Workers Are Open About Using AI. Their Colleagues Still Judge Them for It.
Most knowledge workers now use AI regularly, but new research suggests that being transparent about it can still hurt workplace perceptions.
An Atlassian study of U.S. knowledge workers found that while 94% used AI in the past month and nearly 80% said they openly disclose that use to managers and coworkers, employees who admit using AI are viewed far less favorably than those who do not.
Researchers found that workers evaluating identical pieces of work were significantly more likely to describe AI users as lazy and were 24 percentage points less likely to recommend them for high-profile assignments. The only difference was whether evaluators were told AI had been used.
AI Adoption Outpaces Workplace Culture
The findings point to a growing disconnect between AI adoption and workplace attitudes.

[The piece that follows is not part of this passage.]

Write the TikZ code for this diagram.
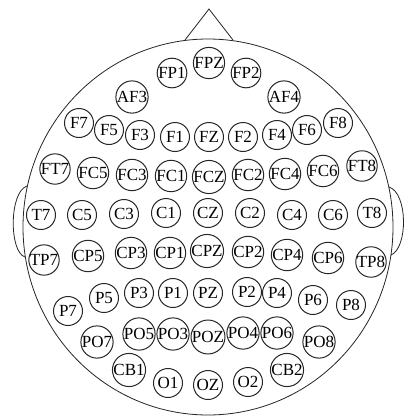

Organizations have spent the past several years encouraging employees to experiment with AI tools to improve productivity and efficiency. Yet many workers appear to face reputational risks for openly discussing how they use those tools.
The research suggests that employees are navigating an evolving set of workplace norms around AI, often without clear guidance on what is acceptable to share and how AI-assisted work should be perceived.
Culture Influences the AI Stigma
The study found that workplace culture plays a major role in how AI use is received.
In organizations where leaders actively encourage and model AI use, negative perceptions largely disappear. In some cases, employees who disclosed AI use were viewed as more efficient rather than less committed.
How workers frame their AI use also matters. Employees who positioned AI as a tool that benefits teams or clients received more favorable evaluations than those who described it primarily as a personal productivity aid, although both groups still faced some level of bias compared with workers who did not mention AI at all.
The New Challenge for Employers
The findings suggest that AI adoption is no longer the primary hurdle for organizations. Instead, employers may need to address the cultural barriers that discourage employees from being transparent about how they work.
If workers believe disclosing AI use will damage their reputation, organizations risk pushing AI adoption underground, making it harder to identify best practices, scale successful use cases, and manage potential risks.
As AI becomes embedded in daily work, the research suggests the next phase of adoption will depend less on technology and more on whether workplace cultures can normalize its use.